7 Mar 08
Singapore’s state-controlled media and government have come under fire from critics and Internet bloggers for failing to give the public important answers on the escape of a suspected Islamic militant.
With a cynical eye cast on local newspapers such as the pro-government daily, the Straits Times, critics say media coverage has skirted key issues and so more people were turning to alternatives such as blogs for a differing viewpoint.
“The mainstream media did its job of trying to play down the most shameful part of the incident. It is a blow to Singapore’s image as being efficient,” Seah Chiang Nee, a political commentator and former Singapore newspaper editor, told Reuters.
“The more Internet savvy would not depend on the mainstream media for news of what’s happening in the country, they would go to the Internet,” said Seah.
Mas Selamat bin Kastari, the alleged leader of the Singapore cell of al Qaeda-linked Jemaah Islamiah, a group blamed for the 2002 Bali bombings that killed 202 people, escaped on Wednesday last week from the toilet of a detention centre.
Security experts said the escape was embarrassing for a country that prides itself on tight security. The escape sparked an unprecedented manhunt in the small island and a rare apology from the government, who blamed a “security lapse”. But few further details of his escape have since been released.
Cherian George, an ex-Straits Times journalist and media lecturer, wrote on the Internet that the Singapore media had not answered the “immediate” question of how Kastari escaped.
“The question is so natural and so obvious that you’d think anyone barely paying attention would ask it. Unless, apparently, one worked for the national news media,” George wrote.
Loss of credibility
George said the absence of this question was due to media management by the government and that the main result would be a loss of credibility for the national media that would push readers to other sources.
Letters to The Straits Times have also poured scorn on the government’s handling of the crisis and flow of information.
“I am disturbed by the security lapse … more explanation is required,” wrote Rosemary Chwee Keng Chai in a letter.
Patrick Daniel, editor-in-chief of the Straits Times, told Reuters by email that the paper took its responsibility to readers seriously and that George was “utterly wrong” in his conclusion or that its journalists had never asked questions on how Kastari escaped.
“If Cherian had checked with us, we would have told him that we asked that question, and many others too, many times,” he said, adding the paper had run an article exploring the issue headlined “How did he manage to escape?” on Friday.
Reuters, a global news and information provider, repeatedly asked the Ministry of Home Affairs for more details on the escape but was either referred to its initial five-line statement or was unable to reach its spokeswoman on by telephone.
Singapore retains a tight grip on its national newspapers through a comprehensive legal framework that requires, among other things, a publication permit to be granted at the discretion of the minister. A substantial shareholder of a newspaper company must also gain approval of a minister.
“I think that there was tacit understanding between the government and the media,” Catherine Lim, a prominent local author and political commentator, told Reuters.
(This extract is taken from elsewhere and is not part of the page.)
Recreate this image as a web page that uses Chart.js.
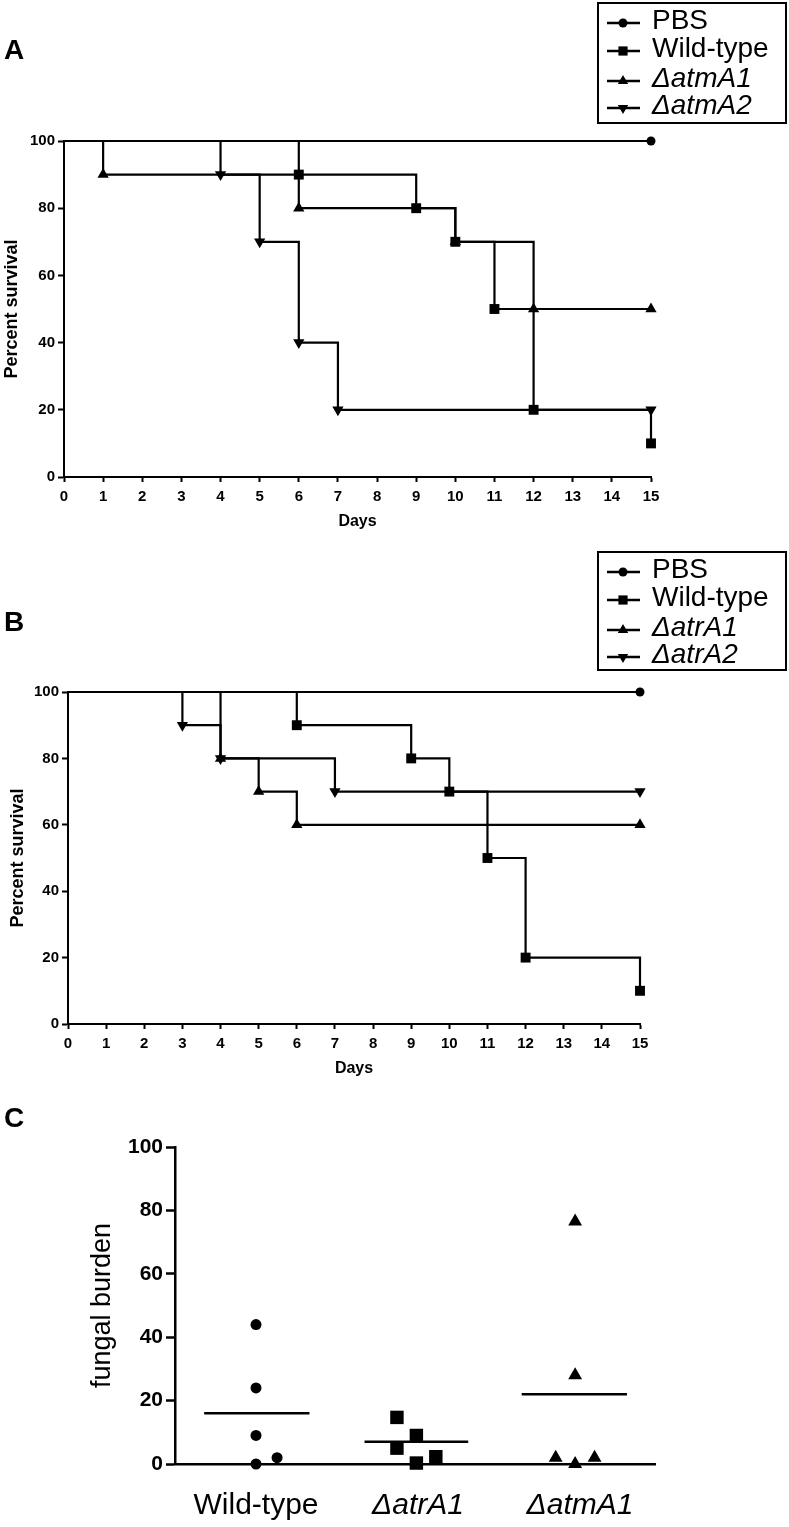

“It’s a good working relationship. Local media would never be as inquisitive, probing or rambunctious as the Western media.”
Some bloggers had a field day, morphing Kastari’s face onto a poster for TV series Prison Break and saying even students doing examinations in the city-state were accompanied to the toilet.
“We are not like those free-wheeling and chaotic governments from Western democracies that make their leaders accountable for every little thing,” wrote Lee Kin Mun, better known under his online moniker ‘Mr Brown’, Singapore’s most famous blogger.